Using dictionary.keys()
is slower because it does more work:
- It adds an attribute lookup;
dictionary.keys
- It adds a method call (
keys()
), requiring the current call frame to be pushed onto the stack, and popped afterwards.
- Another object has to be created for the return value (a dictionary view). It's a light-weight object, but you still need to allocate memory for it on the heap.
None of this is needed, because a containment test against the dictionary and the dictionary view on the keys test the exact same thing. Containment testing directly on a dictionary does not include the values, you are testing for keys only, in both cases.
From the dict()
object documentation:
key in d
Return True
if d has a key key, else False
.
Note that using walk-clock time is not a great way of testing for performance differences. Use the timeit
module instead, which picks the best performing timer, disables the GC to eliminate a source of skew, and repeats the test many times to minimise system skew.

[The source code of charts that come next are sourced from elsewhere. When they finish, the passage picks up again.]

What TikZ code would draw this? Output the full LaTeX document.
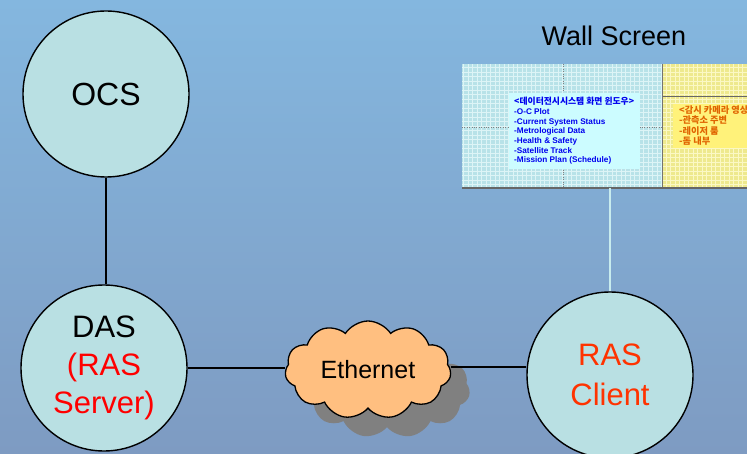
\documentclass[tikz,border=0pt]{standalone}
\usepackage{fontspec}
\setmainfont{Liberation Sans}
\newfontfamily\kr{Noto Sans CJK KR}
\usetikzlibrary{shapes.symbols}
\definecolor{bgtop}{HTML}{84B7DF}
\definecolor{bgbot}{HTML}{7E9BC2}
\definecolor{bubblefill}{HTML}{B9E0E3}
\definecolor{cloudfill}{HTML}{FFBF80}
\definecolor{shadowgray}{HTML}{808080}
\definecolor{rasred}{HTML}{FF0000}
\definecolor{rasorange}{HTML}{FF3300}
\definecolor{scrcyan}{HTML}{B8E2E8}
\definecolor{scrcyangrid}{HTML}{DDF4F6}
\definecolor{scryellow}{HTML}{EEE98E}
\definecolor{scryellowgrid}{HTML}{FBF8C4}
\definecolor{boxcyan}{HTML}{CCFCFF}
\definecolor{boxyellow}{HTML}{FFF27A}
\definecolor{txtblue}{HTML}{0000EE}
\definecolor{txtorange}{HTML}{E06400}
\definecolor{linkcyan}{HTML}{C8ECEE}
\tikzset{
  bubble/.style={circle, draw=black, line width=1.4pt, fill=bubblefill, minimum size=166pt, inner sep=0pt, align=center},
  conn/.style={draw=black, line width=1.5pt},
  bigtxt/.style={font=\fontsize{31}{38}\selectfont},
  cloudshape/.style={cloud, cloud puffs=11, cloud puff arc=115, aspect=1.75, minimum width=166pt, minimum height=98pt, inner sep=0pt},
}
\begin{document}
\begin{tikzpicture}[x=1pt, y=-1pt]
\useasboundingbox (0,0) rectangle (747,454);
\shade[top color=bgtop, bottom color=bgbot] (0,0) rectangle (747,454);

% Wall screen
\node[font=\fontsize{27}{30}\selectfont] (title) at (614,36) {Wall Screen};
\begin{scope}
\clip (0,0) rectangle (747,454);
\fill[scrcyan] (462,64) rectangle (662,188);
\draw[scrcyangrid, line width=0.6pt, step=4.5pt] (462,64) grid (662,188);
\fill[scryellow] (662,64) rectangle (747,188);
\draw[scryellowgrid, line width=0.6pt, step=4.5pt] (662,64) grid (747,188);
\draw[gray, line width=0.4pt, dotted] (462,127) -- (662,127);
\draw[gray, line width=0.4pt, dotted] (563,64) -- (563,188);
\draw[black!60, line width=0.6pt] (662,96) -- (747,96);
\draw[black!55, line width=1pt] (662,64) -- (662,188);
\draw[black!60, line width=1.5pt] (462,188) -- (747,188);
\node[inner sep=0pt, minimum width=285pt, minimum height=124pt, anchor=north west] (screen) at (462,64) {};
\fill[boxcyan] (509,93) rectangle (640,169);
\node[anchor=north west, inner sep=0pt, align=left, text=txtblue, font=\bfseries\fontsize{8.2}{9.7}\selectfont] (datalist) at (514,97)
  {{\kr\fontsize{8.8}{9.7}\selectfont <데이터전시시스템 화면 윈도우>}\\
   -O-C Plot\\
   -Current System Status\\
   -Metrological Data\\
   -Health \& Safety\\
   -Satellite Track\\
   -Mission Plan (Schedule)};
\fill[boxyellow] (673,104) rectangle (760,148);
\node[anchor=north west, inner sep=0pt, align=left, text=txtorange, font=\kr\bfseries\fontsize{9.2}{10.3}\selectfont] (camlist) at (679,105.5)
  {<감시 카메라 영상>\\
   -관측소 주변\\
   -레이저 룸\\
   -돔 내부};
\end{scope}

% Nodes
\node[bubble, bigtxt, font=\fontsize{32}{38}\selectfont] (ocs) at (106,94) {OCS};
\node[bubble, bigtxt] (das) at (104,368) {DAS\\\textcolor{rasred}{(RAS}\\\textcolor{rasred}{Server)}};
\node[bubble, bigtxt, text=rasorange, font=\fontsize{31}{40}\selectfont] (rasc) at (610,375) {RAS\\Client};

\node[cloudshape, fill=shadowgray, draw=none] (ethshadow) at (387,389) {};
\node[cloudshape, fill=cloudfill, draw=black, line width=1.3pt, font=\fontsize{25}{28}\selectfont] (eth) at (368,370) {Ethernet};

% Connectors
\draw[conn] (ocs.south) -- (ocs.south |- das.north);
\draw[conn] (das.east) -- (eth.west |- das.east);
\draw[conn] (eth.east |- 0,367) -- (rasc.west |- 0,367);
\draw[linkcyan, line width=1.5pt] (rasc.north |- screen.south) -- (rasc.north);
\end{tikzpicture}
\end{document}
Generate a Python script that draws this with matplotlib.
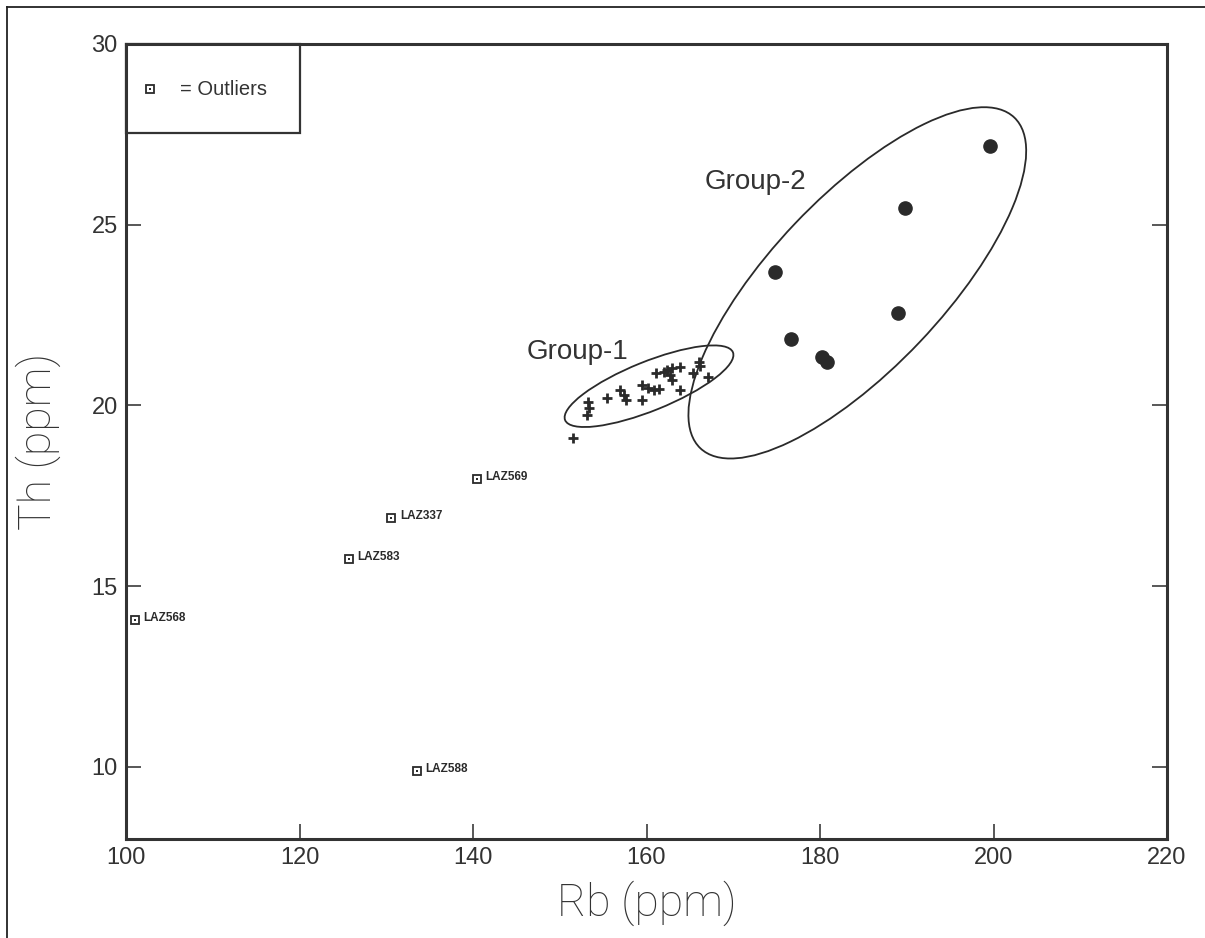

You can reproduce the time difference by testing for the additional steps above separately (combining the call and object creation into one). By default timeit.timet()
repeats the test 1 million times and returns the total time taken:
>>> import timeit
>>> from string import ascii_lowercase
>>> d = {l: i for i, l in enumerate(ascii_lowercase)}
>>> 't' in d
True
>>> timeit.timeit('d.keys', globals={'d': d})
0.0439452639548108
>>> timeit.timeit('keys()', globals={'keys': d.keys})
0.06267352704890072
So merely looking up the .keys
attribute 1 million times already takes 44 milliseconds, while calling the method (without attribute lookup) adds another 63ms. Both methods have some overhead for looking up the global name however:
>>> timeit.timeit('d', globals={'d': d})
0.027833244064822793
So one would expect there to be a 107 - 28 == 79ms (roughly) difference between the two methods.
And indeed, the time difference between using 't' in d
and 't' in d.keys()
is about that much:
>>> timeit.timeit('"t" in d.keys()', globals={'d': d})
0.11647015693597496
>>> timeit.timeit('"t" in d', globals={'d': d})
0.0370339349610731
116 - 37 is 79 milliseconds, as predicted.